Reviving an old thread because such good memories! Here's a good resource for TX music venues, including these:

http://rockinhouston.com/venues/sam-houston-coliseum/54?groupBy=Years

http://rockinhouston.com/venues/houston-music-hall/55?groupBy=Years

 

It's obviously not a complete list since I saw bands at the very end of these venues' runs that aren't listed at all like the Beastie Boys/Cypress Hill/Rollins Band in Nov 1992, Ministry in Dec of the same year, & the Black Crowes' High as the Moon show in '93. It was a really rough hall by that point, seriously felt like it would cave in on us at any moment. At one point in the Crowes show the monitor/speaker stack on one side of the stage fell into the first few rows of the audience prompting a huge apology from the band because it cut the show short (luckily by only a couple of songs) & a promise from Chris Robinson that they would be back ASAP & play for free to those of us that hung on to tickets stubs.
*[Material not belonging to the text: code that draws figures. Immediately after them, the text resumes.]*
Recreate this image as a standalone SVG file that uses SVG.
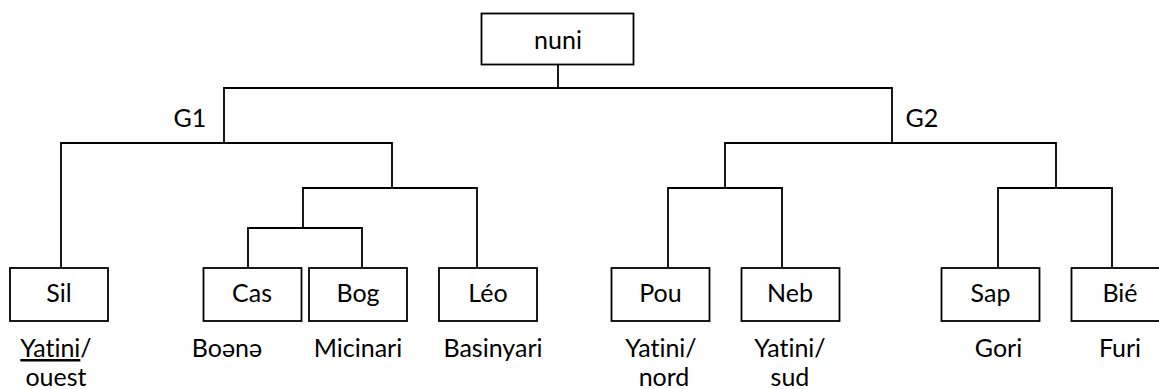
<svg xmlns="http://www.w3.org/2000/svg" width="1159" height="389" viewBox="0 0 1159 389">
<style>
.box{fill:#fff;stroke:#000;stroke-width:1.8}
.conn{fill:none;stroke:#000;stroke-width:1.8;stroke-linecap:square}
text{font-family:Lato,"Noto Sans","DejaVu Sans",sans-serif;font-size:25px;fill:#000;text-anchor:middle;font-variant-ligatures:none}
</style>
<rect width="1159" height="389" fill="#fff"/>
<g id="connectors">
<path class="conn" d="M558 65V88M224 88H892M224 88V143M61 143H392M61 143V268M392 143V188M303 188H477M477 188V268M303 188V228M248 228H362M248 228V268M362 228V268M892 88V143M725 143H1056M725 143V188M668 188H782M668 188V268M782 188V268M1056 143V188M998 188H1112M998 188V268M1112 188V268"/>
</g>
<g id="node-nuni"><rect class="box" x="481.5" y="13.5" width="152" height="51"/><text x="558" y="49">nuni</text></g>
<g id="label-G1"><text x="190" y="127">G1</text></g>
<g id="label-G2"><text x="922" y="127">G2</text></g>
<g id="node-Sil"><rect class="box" x="10" y="268" width="98" height="53"/><text x="59" y="302">Sil</text>
<text x="56" y="357"><tspan text-decoration="underline">Yatini</tspan>/</text><text x="56" y="386">ouest</text></g>
<g id="node-Cas"><rect class="box" x="203.5" y="268" width="98" height="53"/><text x="252" y="302">Cas</text><text x="227" y="357">Boənə</text></g>
<g id="node-Bog"><rect class="box" x="309" y="268" width="98" height="53"/><text x="358" y="302">Bog</text><text x="358" y="357">Micinari</text></g>
<g id="node-Leo"><rect class="box" x="439" y="268" width="98" height="53"/><text x="488" y="302">Léo</text><text x="493" y="357">Basinyari</text></g>
<g id="node-Pou"><rect class="box" x="611.5" y="268" width="98" height="53"/><text x="660.5" y="302">Pou</text><text x="661" y="357">Yatini/</text><text x="664" y="386">nord</text></g>
<g id="node-Neb"><rect class="box" x="741.5" y="268" width="98" height="53"/><text x="790" y="302">Neb</text><text x="790" y="357">Yatini/</text><text x="790" y="386">sud</text></g>
<g id="node-Sap"><rect class="box" x="941.5" y="268" width="98" height="53"/><text x="990.5" y="302">Sap</text><text x="998.5" y="357">Gori</text></g>
<g id="node-Bie"><rect class="box" x="1071.5" y="268" width="98" height="53"/><text x="1120" y="302">Bié</text><text x="1120" y="357">Furi</text></g>
</svg>
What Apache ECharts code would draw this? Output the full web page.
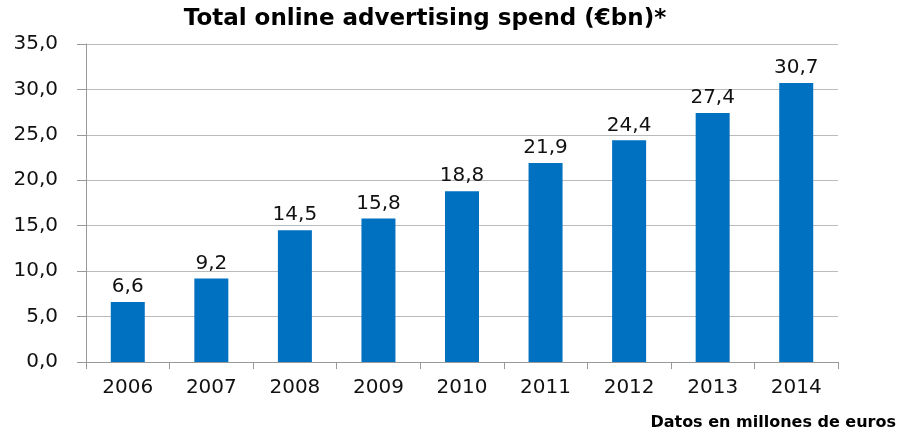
<!DOCTYPE html>
<html><head><meta charset="utf-8">
<script src="https://cdn.jsdelivr.net/npm/echarts@6/dist/echarts.min.js"></script>
<style>html,body{margin:0;padding:0;background:#fff}#c{width:903px;height:429px}</style>
</head><body><div id="c"></div>
<script>
var categories = ['2006','2007','2008','2009','2010','2011','2012','2013','2014'];
var values = [6.6, 9.2, 14.5, 15.8, 18.8, 21.9, 24.4, 27.4, 30.7];
var titleText = 'Total online advertising spend (€bn)*';
var footerText = 'Datos en millones de euros';
function fmt(v){ return v.toFixed(1).replace('.', ','); }
var chart = echarts.init(document.getElementById('c'));
chart.setOption({
  animation: false,
  title: [{text: titleText, left: 420, textAlign: 'center', top: 3,
    textStyle: {fontFamily: 'DejaVu Sans', fontWeight: 'bold', fontSize: 23, color: '#000'}},
    {text: footerText, right: 2, top: 410,
    textStyle: {fontFamily: 'DejaVu Sans', fontWeight: 'bold', fontSize: 16, color: '#000'}}],
  grid: {left: 86, right: 65, top: 44, bottom: 67},
  xAxis: {type: 'category', data: categories,
    axisLine: {lineStyle: {color: '#999'}},
    axisTick: {show: true, length: 7, lineStyle: {color: '#999'}},
    axisLabel: {fontFamily: 'DejaVu Sans', fontSize: 20, color: '#111', margin: 16}},
  yAxis: {type: 'value', min: 0, max: 35, interval: 5,
    axisLine: {show: true, lineStyle: {color: '#999'}},
    axisTick: {show: true, length: 9, lineStyle: {color: '#999'}},
    splitLine: {lineStyle: {color: '#bbb'}},
    axisLabel: {fontFamily: 'DejaVu Sans', fontSize: 20, color: '#111', margin: 28, formatter: fmt}},
  series: [{type: 'bar', data: values, barWidth: 34,
    itemStyle: {color: '#0070C0'},
    label: {show: true, position: 'top', distance: 5, fontFamily: 'DejaVu Sans', fontSize: 20, color: '#111', formatter: function(p){return fmt(p.value);}}}]
});
</script></body></html>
That next free show ended up being the one that was broadcast live around the world &  ended up as the "High In Houston" bootleg CD from the radio recordings and now legally available as "Texan Tornado".  It was the very last show to be held at the Coliseum. There are a couple of videos on YouTube of the whole show, albeit shaky audience handheld ones, but historic nonetheless.